== OBJECTIVE ==
Check each line of the listing below for the string "Clone", and copy the ones that have it.

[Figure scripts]
========================================

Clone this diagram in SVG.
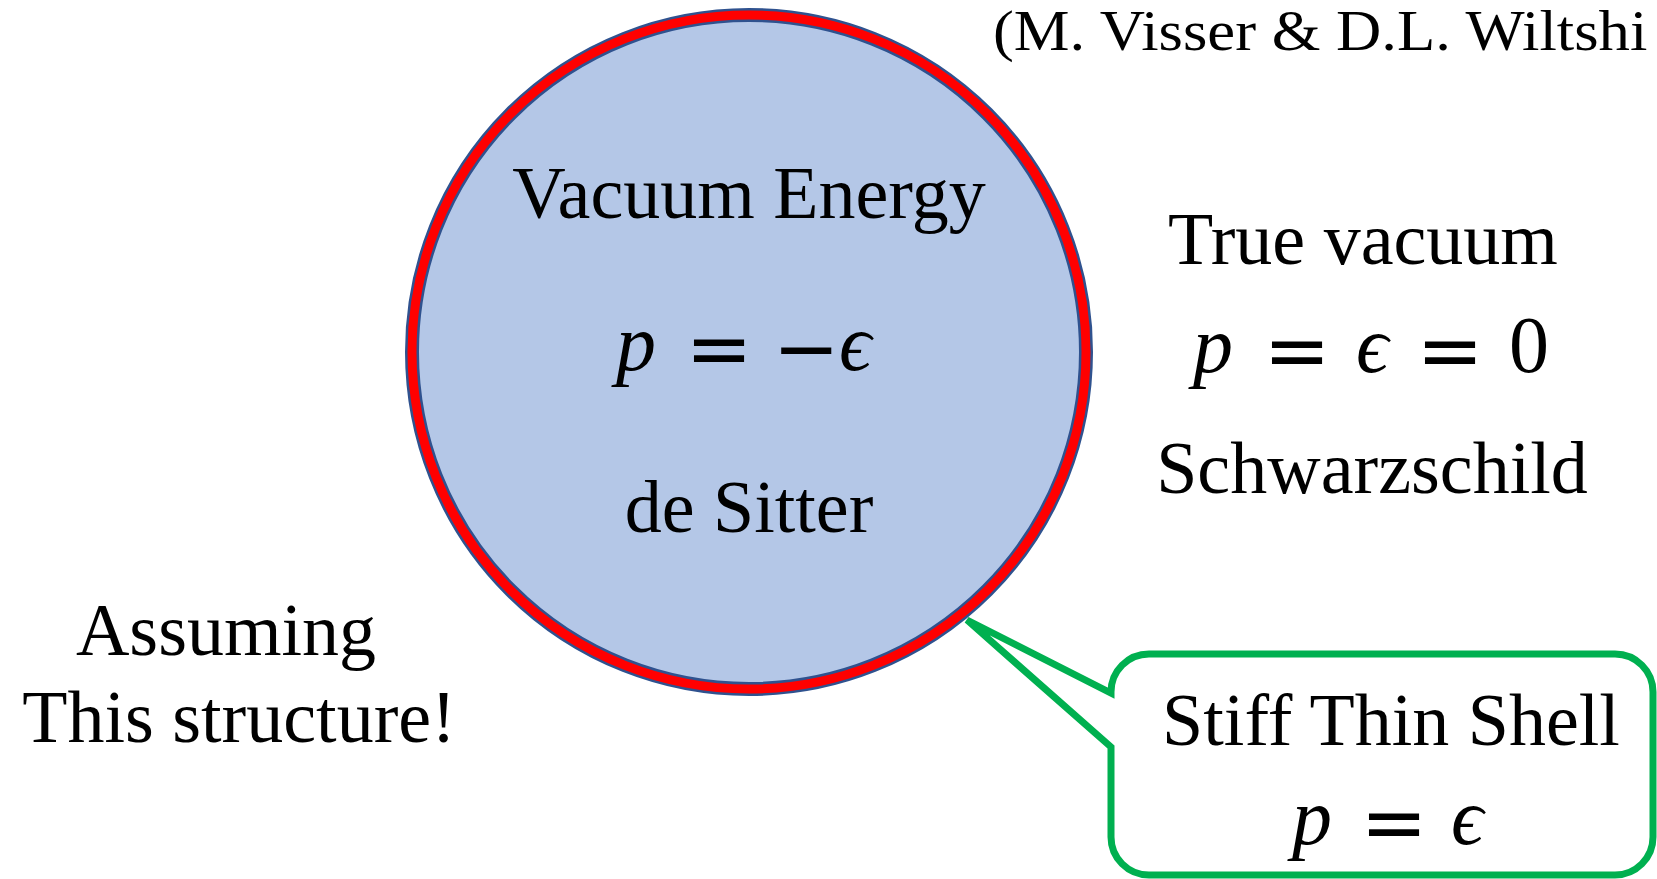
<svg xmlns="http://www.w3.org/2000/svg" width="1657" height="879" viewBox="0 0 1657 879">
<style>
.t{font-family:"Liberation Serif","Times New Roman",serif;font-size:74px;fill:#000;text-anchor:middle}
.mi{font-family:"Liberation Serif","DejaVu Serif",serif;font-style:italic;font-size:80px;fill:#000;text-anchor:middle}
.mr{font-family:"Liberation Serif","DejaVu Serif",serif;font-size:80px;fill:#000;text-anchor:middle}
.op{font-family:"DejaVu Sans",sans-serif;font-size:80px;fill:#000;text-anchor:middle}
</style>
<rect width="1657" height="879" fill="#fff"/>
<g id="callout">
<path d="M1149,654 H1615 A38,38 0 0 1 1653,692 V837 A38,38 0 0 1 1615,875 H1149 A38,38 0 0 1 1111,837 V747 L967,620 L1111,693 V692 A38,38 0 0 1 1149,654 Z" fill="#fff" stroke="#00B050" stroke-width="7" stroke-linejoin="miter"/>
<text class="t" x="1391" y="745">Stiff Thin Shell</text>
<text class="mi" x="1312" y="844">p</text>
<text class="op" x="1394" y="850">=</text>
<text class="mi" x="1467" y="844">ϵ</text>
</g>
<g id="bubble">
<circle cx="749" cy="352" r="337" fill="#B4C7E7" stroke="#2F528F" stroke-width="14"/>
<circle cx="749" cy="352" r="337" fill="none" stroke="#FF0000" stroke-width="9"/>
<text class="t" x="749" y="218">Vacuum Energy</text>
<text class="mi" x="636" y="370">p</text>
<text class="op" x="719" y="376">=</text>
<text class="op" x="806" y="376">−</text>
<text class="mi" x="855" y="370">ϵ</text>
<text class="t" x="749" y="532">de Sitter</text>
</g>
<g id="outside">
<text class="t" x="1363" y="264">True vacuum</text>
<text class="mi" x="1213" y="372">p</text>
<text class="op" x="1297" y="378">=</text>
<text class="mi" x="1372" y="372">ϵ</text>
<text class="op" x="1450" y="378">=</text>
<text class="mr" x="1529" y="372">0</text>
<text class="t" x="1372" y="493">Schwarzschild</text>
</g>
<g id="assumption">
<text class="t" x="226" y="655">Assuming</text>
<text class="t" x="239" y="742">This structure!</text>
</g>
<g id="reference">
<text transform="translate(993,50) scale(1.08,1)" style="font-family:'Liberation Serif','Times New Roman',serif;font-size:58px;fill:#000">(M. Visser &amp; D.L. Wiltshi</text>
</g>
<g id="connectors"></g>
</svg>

========================================

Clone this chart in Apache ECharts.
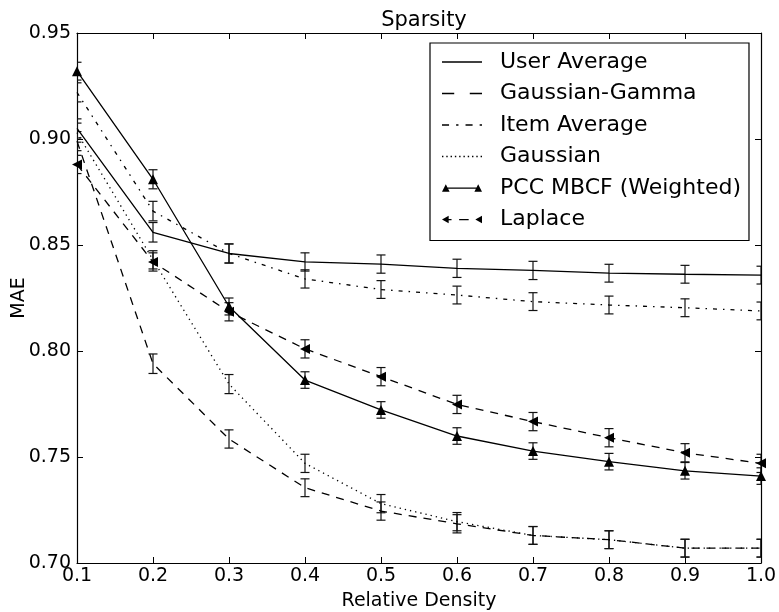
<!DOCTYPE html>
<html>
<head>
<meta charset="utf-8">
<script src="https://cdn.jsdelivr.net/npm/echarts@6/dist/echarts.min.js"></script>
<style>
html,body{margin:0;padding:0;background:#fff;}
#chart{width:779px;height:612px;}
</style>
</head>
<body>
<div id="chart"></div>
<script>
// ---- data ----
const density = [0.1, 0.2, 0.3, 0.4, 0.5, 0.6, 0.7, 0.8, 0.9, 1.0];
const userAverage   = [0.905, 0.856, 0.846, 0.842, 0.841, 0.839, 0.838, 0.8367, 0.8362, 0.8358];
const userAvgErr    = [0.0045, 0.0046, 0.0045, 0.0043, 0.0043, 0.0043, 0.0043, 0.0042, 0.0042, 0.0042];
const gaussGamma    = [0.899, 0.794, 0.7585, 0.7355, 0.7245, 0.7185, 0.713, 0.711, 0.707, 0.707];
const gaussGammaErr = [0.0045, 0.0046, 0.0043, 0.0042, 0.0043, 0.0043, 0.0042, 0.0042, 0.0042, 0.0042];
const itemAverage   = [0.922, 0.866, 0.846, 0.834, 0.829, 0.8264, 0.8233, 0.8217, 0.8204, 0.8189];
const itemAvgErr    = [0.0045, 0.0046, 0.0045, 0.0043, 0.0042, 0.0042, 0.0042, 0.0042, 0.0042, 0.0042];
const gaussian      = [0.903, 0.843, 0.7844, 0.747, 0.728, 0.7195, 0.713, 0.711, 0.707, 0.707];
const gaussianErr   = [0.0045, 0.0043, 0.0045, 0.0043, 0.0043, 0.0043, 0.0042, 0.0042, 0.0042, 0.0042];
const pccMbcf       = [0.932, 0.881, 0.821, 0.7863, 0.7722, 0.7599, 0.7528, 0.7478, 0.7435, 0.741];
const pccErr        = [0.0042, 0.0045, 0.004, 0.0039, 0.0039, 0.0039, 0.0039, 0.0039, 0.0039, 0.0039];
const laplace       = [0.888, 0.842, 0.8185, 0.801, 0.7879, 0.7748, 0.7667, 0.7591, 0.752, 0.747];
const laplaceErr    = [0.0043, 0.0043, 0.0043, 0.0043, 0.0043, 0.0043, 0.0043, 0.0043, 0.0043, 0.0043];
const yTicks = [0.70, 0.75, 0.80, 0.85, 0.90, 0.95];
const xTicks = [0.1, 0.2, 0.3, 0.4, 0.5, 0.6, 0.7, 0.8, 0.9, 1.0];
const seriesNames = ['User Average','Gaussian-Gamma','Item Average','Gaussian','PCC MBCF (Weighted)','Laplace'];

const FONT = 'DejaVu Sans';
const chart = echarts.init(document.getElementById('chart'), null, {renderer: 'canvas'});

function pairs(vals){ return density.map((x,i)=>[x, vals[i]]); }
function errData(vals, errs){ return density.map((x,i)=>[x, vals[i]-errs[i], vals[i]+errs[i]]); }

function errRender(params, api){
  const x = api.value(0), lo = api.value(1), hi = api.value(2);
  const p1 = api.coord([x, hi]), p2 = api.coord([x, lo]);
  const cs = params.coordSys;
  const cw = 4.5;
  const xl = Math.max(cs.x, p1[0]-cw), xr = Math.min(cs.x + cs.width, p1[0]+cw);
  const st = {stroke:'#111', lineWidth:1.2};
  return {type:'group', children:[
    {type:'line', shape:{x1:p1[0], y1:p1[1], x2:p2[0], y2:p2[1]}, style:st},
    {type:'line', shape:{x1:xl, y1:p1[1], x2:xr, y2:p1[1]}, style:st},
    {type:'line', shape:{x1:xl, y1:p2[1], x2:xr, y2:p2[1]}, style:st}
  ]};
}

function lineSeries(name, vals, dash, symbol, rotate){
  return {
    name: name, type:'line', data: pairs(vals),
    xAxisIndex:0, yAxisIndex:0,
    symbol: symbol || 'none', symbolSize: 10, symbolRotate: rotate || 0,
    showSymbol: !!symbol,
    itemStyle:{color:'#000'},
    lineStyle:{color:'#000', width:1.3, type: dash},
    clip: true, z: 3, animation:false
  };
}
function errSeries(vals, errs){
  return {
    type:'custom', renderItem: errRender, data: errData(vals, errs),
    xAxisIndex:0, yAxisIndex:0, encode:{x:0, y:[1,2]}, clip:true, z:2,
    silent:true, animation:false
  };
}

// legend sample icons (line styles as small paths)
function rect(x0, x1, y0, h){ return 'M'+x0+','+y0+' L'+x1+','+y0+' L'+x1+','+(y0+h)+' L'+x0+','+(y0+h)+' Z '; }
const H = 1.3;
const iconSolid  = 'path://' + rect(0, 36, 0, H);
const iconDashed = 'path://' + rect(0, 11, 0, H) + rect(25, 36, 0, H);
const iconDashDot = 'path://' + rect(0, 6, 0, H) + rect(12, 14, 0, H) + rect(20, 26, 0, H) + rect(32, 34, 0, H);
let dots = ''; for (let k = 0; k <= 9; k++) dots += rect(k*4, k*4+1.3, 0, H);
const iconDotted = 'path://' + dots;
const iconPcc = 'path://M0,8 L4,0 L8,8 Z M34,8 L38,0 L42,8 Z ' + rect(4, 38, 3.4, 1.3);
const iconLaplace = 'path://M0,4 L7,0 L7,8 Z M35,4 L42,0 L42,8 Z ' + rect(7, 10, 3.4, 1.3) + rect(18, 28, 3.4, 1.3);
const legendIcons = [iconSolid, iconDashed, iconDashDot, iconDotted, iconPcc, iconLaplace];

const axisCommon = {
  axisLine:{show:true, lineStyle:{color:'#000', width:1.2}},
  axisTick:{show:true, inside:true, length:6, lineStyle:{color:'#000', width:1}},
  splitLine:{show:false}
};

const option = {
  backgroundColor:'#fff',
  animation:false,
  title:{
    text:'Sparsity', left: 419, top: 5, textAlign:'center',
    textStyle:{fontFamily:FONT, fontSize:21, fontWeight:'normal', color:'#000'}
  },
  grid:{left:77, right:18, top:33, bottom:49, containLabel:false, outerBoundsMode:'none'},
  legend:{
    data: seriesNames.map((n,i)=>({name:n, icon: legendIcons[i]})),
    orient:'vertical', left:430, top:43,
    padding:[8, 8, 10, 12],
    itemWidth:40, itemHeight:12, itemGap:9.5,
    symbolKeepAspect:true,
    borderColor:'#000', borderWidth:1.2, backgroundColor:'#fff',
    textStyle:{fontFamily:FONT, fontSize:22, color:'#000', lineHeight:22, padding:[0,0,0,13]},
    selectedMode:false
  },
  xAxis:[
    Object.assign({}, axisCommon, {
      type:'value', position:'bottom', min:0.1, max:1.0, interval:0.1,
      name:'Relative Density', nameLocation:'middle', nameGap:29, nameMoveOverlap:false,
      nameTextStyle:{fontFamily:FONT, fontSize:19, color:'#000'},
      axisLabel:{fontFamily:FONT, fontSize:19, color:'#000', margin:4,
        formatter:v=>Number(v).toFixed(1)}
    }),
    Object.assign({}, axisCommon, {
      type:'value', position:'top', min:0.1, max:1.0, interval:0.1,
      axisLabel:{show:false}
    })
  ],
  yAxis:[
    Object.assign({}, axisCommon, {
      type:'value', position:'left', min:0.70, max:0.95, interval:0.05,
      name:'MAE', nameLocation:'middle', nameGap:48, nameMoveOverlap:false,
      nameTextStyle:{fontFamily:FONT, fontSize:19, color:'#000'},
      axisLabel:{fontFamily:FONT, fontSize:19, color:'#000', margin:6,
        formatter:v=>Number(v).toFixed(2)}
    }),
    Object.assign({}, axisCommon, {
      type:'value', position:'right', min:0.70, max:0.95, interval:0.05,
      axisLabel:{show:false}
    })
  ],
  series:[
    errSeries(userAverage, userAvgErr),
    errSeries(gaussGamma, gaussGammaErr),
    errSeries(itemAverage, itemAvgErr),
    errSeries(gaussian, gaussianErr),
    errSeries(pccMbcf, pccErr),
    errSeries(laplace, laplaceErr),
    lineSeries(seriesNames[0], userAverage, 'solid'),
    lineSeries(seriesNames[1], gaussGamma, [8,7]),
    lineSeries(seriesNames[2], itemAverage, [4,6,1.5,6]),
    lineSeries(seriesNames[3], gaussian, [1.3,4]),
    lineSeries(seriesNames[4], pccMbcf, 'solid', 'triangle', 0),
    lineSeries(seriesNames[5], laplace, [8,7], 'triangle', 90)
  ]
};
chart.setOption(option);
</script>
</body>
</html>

========================================

== TASK OUTPUT ==
Clone this diagram in SVG.
Clone this chart in Apache ECharts.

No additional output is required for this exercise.